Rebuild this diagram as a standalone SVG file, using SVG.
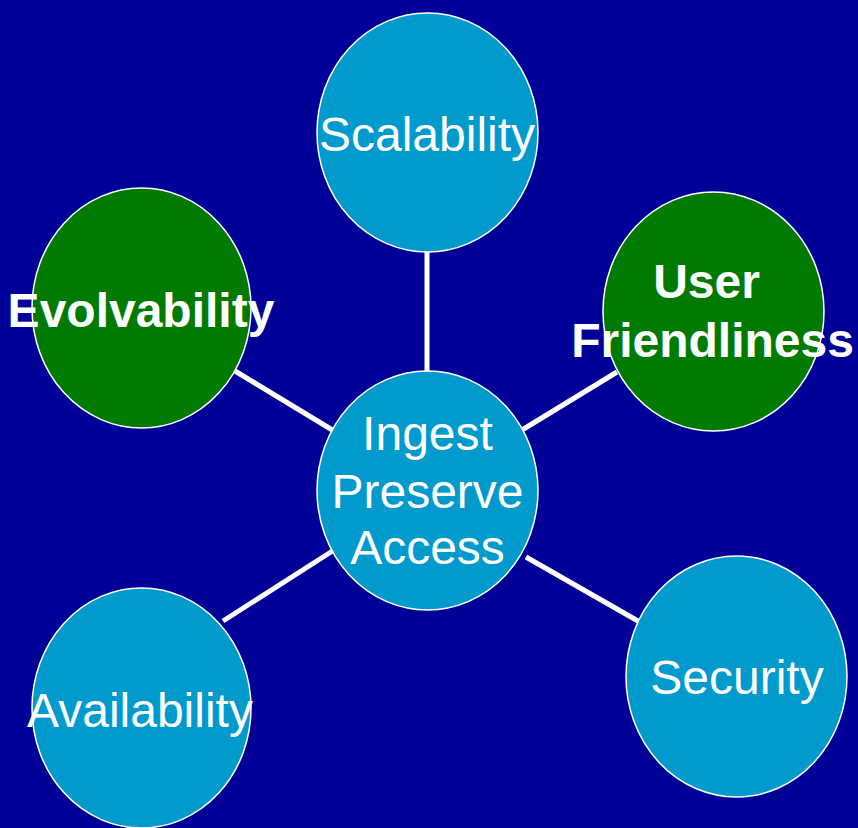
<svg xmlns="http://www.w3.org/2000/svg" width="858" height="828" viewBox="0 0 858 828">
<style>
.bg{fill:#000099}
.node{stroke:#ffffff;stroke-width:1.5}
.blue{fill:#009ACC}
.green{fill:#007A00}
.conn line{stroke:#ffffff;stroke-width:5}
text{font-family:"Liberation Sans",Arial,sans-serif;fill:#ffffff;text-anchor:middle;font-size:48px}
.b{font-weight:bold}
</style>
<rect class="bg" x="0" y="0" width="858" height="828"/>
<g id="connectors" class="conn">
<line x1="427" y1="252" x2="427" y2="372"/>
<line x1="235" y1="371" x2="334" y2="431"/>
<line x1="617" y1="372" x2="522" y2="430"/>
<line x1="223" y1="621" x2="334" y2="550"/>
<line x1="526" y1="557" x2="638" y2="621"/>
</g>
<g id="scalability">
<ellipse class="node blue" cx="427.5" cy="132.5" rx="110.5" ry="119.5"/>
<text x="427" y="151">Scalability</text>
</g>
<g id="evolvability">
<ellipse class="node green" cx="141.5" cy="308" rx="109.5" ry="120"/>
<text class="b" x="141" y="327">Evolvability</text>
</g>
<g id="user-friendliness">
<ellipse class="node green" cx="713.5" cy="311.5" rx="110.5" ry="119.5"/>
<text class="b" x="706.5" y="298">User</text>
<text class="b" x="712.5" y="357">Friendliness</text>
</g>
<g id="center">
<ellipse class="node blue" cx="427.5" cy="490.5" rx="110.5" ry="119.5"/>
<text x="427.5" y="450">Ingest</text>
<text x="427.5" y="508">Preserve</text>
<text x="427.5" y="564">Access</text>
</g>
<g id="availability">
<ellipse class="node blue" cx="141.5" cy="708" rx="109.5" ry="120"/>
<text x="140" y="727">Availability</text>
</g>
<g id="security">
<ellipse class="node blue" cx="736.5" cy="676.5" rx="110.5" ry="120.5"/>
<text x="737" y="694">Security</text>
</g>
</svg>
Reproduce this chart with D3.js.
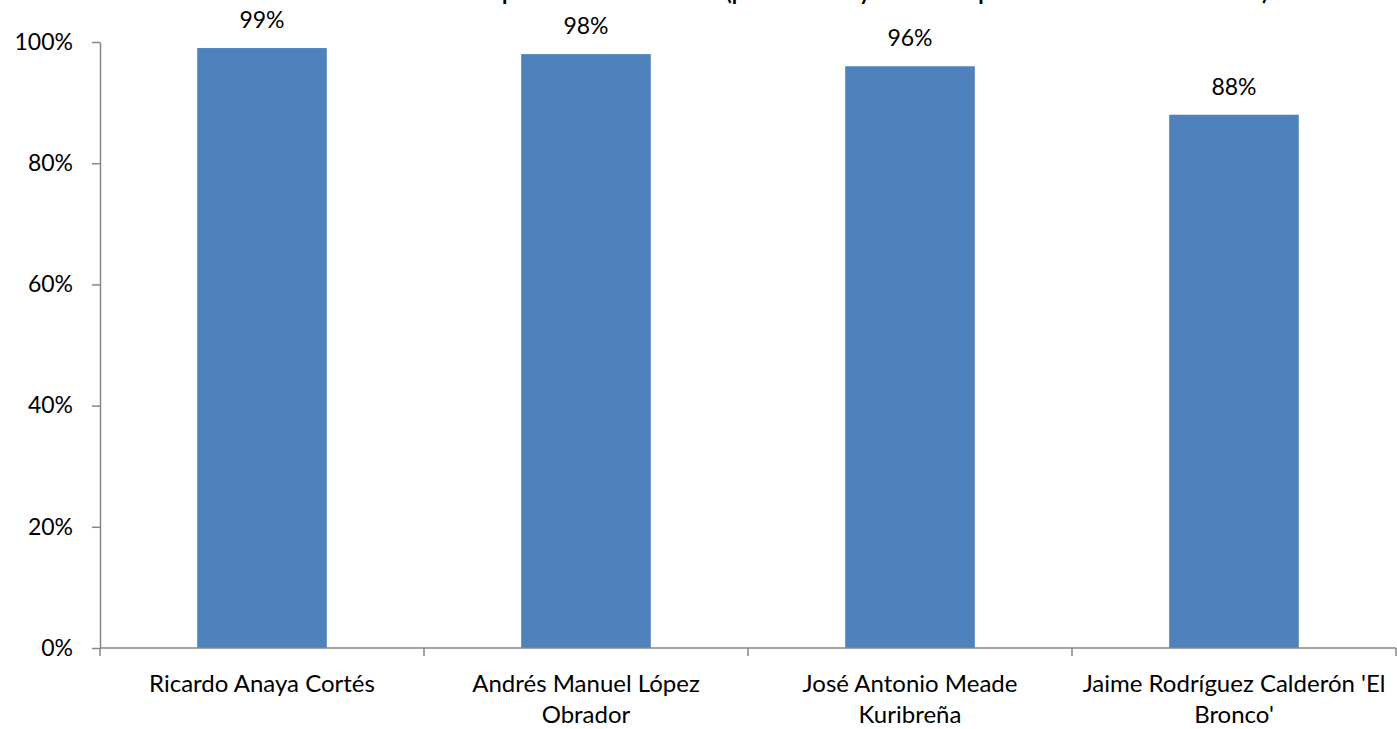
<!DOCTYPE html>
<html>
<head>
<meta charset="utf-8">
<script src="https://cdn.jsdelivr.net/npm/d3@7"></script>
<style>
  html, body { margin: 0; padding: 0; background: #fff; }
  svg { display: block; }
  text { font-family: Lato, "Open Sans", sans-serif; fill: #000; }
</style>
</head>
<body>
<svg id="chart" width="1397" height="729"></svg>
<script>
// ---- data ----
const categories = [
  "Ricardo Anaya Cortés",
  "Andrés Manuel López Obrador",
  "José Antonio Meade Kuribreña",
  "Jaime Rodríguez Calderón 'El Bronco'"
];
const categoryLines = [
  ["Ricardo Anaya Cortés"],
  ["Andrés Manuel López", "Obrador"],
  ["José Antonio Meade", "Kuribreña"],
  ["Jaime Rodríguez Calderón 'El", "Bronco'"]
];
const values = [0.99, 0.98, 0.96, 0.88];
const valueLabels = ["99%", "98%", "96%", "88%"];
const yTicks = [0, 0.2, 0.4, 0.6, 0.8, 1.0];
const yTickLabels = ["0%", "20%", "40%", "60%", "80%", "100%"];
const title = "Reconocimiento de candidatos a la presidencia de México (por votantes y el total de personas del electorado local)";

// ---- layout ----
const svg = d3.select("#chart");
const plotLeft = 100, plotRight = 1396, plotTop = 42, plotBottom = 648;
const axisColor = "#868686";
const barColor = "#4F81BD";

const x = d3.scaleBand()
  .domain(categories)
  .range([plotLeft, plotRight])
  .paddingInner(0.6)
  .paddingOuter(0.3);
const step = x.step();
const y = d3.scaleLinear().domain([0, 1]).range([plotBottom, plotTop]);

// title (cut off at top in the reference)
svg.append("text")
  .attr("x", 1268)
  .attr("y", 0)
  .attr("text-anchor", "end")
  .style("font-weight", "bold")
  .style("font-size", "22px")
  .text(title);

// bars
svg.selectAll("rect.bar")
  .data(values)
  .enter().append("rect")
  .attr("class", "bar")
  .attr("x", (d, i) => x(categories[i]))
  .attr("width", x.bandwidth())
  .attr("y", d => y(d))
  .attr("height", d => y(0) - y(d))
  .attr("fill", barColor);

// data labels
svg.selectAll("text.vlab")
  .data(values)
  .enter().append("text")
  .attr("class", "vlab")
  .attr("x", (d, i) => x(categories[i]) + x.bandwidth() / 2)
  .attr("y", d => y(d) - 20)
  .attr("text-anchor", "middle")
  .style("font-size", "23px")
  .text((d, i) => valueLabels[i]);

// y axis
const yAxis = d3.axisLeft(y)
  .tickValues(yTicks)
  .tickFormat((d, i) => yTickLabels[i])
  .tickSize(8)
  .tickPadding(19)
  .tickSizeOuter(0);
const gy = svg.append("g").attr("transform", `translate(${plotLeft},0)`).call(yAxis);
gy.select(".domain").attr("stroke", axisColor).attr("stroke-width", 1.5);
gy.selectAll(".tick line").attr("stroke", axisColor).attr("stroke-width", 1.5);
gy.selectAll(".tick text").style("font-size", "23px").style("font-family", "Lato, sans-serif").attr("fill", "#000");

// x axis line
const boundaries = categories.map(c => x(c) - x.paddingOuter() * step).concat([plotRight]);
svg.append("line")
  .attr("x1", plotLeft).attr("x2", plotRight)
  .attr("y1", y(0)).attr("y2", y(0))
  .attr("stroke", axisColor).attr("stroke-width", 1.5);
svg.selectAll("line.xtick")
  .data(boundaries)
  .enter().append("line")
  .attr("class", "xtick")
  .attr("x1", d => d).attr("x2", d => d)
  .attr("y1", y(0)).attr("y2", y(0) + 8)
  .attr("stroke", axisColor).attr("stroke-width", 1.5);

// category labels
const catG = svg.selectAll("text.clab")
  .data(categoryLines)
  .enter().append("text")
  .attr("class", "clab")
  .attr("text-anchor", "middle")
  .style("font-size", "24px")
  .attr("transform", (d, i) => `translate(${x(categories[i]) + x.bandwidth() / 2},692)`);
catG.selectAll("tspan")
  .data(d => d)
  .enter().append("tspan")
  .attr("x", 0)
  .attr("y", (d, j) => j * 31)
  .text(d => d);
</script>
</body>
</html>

# # #

WHAT TO WORK ON
Copy out the whole listing exactly, and don't carry over any pictures.

RESULT OF THE TASK
Rebuild this diagram as a standalone SVG file, using SVG.
<svg xmlns="http://www.w3.org/2000/svg" width="858" height="828" viewBox="0 0 858 828">
<style>
.bg{fill:#000099}
.node{stroke:#ffffff;stroke-width:1.5}
.blue{fill:#009ACC}
.green{fill:#007A00}
.conn line{stroke:#ffffff;stroke-width:5}
text{font-family:"Liberation Sans",Arial,sans-serif;fill:#ffffff;text-anchor:middle;font-size:48px}
.b{font-weight:bold}
</style>
<rect class="bg" x="0" y="0" width="858" height="828"/>
<g id="connectors" class="conn">
<line x1="427" y1="252" x2="427" y2="372"/>
<line x1="235" y1="371" x2="334" y2="431"/>
<line x1="617" y1="372" x2="522" y2="430"/>
<line x1="223" y1="621" x2="334" y2="550"/>
<line x1="526" y1="557" x2="638" y2="621"/>
</g>
<g id="scalability">
<ellipse class="node blue" cx="427.5" cy="132.5" rx="110.5" ry="119.5"/>
<text x="427" y="151">Scalability</text>
</g>
<g id="evolvability">
<ellipse class="node green" cx="141.5" cy="308" rx="109.5" ry="120"/>
<text class="b" x="141" y="327">Evolvability</text>
</g>
<g id="user-friendliness">
<ellipse class="node green" cx="713.5" cy="311.5" rx="110.5" ry="119.5"/>
<text class="b" x="706.5" y="298">User</text>
<text class="b" x="712.5" y="357">Friendliness</text>
</g>
<g id="center">
<ellipse class="node blue" cx="427.5" cy="490.5" rx="110.5" ry="119.5"/>
<text x="427.5" y="450">Ingest</text>
<text x="427.5" y="508">Preserve</text>
<text x="427.5" y="564">Access</text>
</g>
<g id="availability">
<ellipse class="node blue" cx="141.5" cy="708" rx="109.5" ry="120"/>
<text x="140" y="727">Availability</text>
</g>
<g id="security">
<ellipse class="node blue" cx="736.5" cy="676.5" rx="110.5" ry="120.5"/>
<text x="737" y="694">Security</text>
</g>
</svg>
Reproduce this chart with D3.js.
<!DOCTYPE html>
<html>
<head>
<meta charset="utf-8">
<script src="https://cdn.jsdelivr.net/npm/d3@7"></script>
<style>
  html, body { margin: 0; padding: 0; background: #fff; }
  svg { display: block; }
  text { font-family: Lato, "Open Sans", sans-serif; fill: #000; }
</style>
</head>
<body>
<svg id="chart" width="1397" height="729"></svg>
<script>
// ---- data ----
const categories = [
  "Ricardo Anaya Cortés",
  "Andrés Manuel López Obrador",
  "José Antonio Meade Kuribreña",
  "Jaime Rodríguez Calderón 'El Bronco'"
];
const categoryLines = [
  ["Ricardo Anaya Cortés"],
  ["Andrés Manuel López", "Obrador"],
  ["José Antonio Meade", "Kuribreña"],
  ["Jaime Rodríguez Calderón 'El", "Bronco'"]
];
const values = [0.99, 0.98, 0.96, 0.88];
const valueLabels = ["99%", "98%", "96%", "88%"];
const yTicks = [0, 0.2, 0.4, 0.6, 0.8, 1.0];
const yTickLabels = ["0%", "20%", "40%", "60%", "80%", "100%"];
const title = "Reconocimiento de candidatos a la presidencia de México (por votantes y el total de personas del electorado local)";

// ---- layout ----
const svg = d3.select("#chart");
const plotLeft = 100, plotRight = 1396, plotTop = 42, plotBottom = 648;
const axisColor = "#868686";
const barColor = "#4F81BD";

const x = d3.scaleBand()
  .domain(categories)
  .range([plotLeft, plotRight])
  .paddingInner(0.6)
  .paddingOuter(0.3);
const step = x.step();
const y = d3.scaleLinear().domain([0, 1]).range([plotBottom, plotTop]);

// title (cut off at top in the reference)
svg.append("text")
  .attr("x", 1268)
  .attr("y", 0)
  .attr("text-anchor", "end")
  .style("font-weight", "bold")
  .style("font-size", "22px")
  .text(title);

// bars
svg.selectAll("rect.bar")
  .data(values)
  .enter().append("rect")
  .attr("class", "bar")
  .attr("x", (d, i) => x(categories[i]))
  .attr("width", x.bandwidth())
  .attr("y", d => y(d))
  .attr("height", d => y(0) - y(d))
  .attr("fill", barColor);

// data labels
svg.selectAll("text.vlab")
  .data(values)
  .enter().append("text")
  .attr("class", "vlab")
  .attr("x", (d, i) => x(categories[i]) + x.bandwidth() / 2)
  .attr("y", d => y(d) - 20)
  .attr("text-anchor", "middle")
  .style("font-size", "23px")
  .text((d, i) => valueLabels[i]);

// y axis
const yAxis = d3.axisLeft(y)
  .tickValues(yTicks)
  .tickFormat((d, i) => yTickLabels[i])
  .tickSize(8)
  .tickPadding(19)
  .tickSizeOuter(0);
const gy = svg.append("g").attr("transform", `translate(${plotLeft},0)`).call(yAxis);
gy.select(".domain").attr("stroke", axisColor).attr("stroke-width", 1.5);
gy.selectAll(".tick line").attr("stroke", axisColor).attr("stroke-width", 1.5);
gy.selectAll(".tick text").style("font-size", "23px").style("font-family", "Lato, sans-serif").attr("fill", "#000");

// x axis line
const boundaries = categories.map(c => x(c) - x.paddingOuter() * step).concat([plotRight]);
svg.append("line")
  .attr("x1", plotLeft).attr("x2", plotRight)
  .attr("y1", y(0)).attr("y2", y(0))
  .attr("stroke", axisColor).attr("stroke-width", 1.5);
svg.selectAll("line.xtick")
  .data(boundaries)
  .enter().append("line")
  .attr("class", "xtick")
  .attr("x1", d => d).attr("x2", d => d)
  .attr("y1", y(0)).attr("y2", y(0) + 8)
  .attr("stroke", axisColor).attr("stroke-width", 1.5);

// category labels
const catG = svg.selectAll("text.clab")
  .data(categoryLines)
  .enter().append("text")
  .attr("class", "clab")
  .attr("text-anchor", "middle")
  .style("font-size", "24px")
  .attr("transform", (d, i) => `translate(${x(categories[i]) + x.bandwidth() / 2},692)`);
catG.selectAll("tspan")
  .data(d => d)
  .enter().append("tspan")
  .attr("x", 0)
  .attr("y", (d, j) => j * 31)
  .text(d => d);
</script>
</body>
</html>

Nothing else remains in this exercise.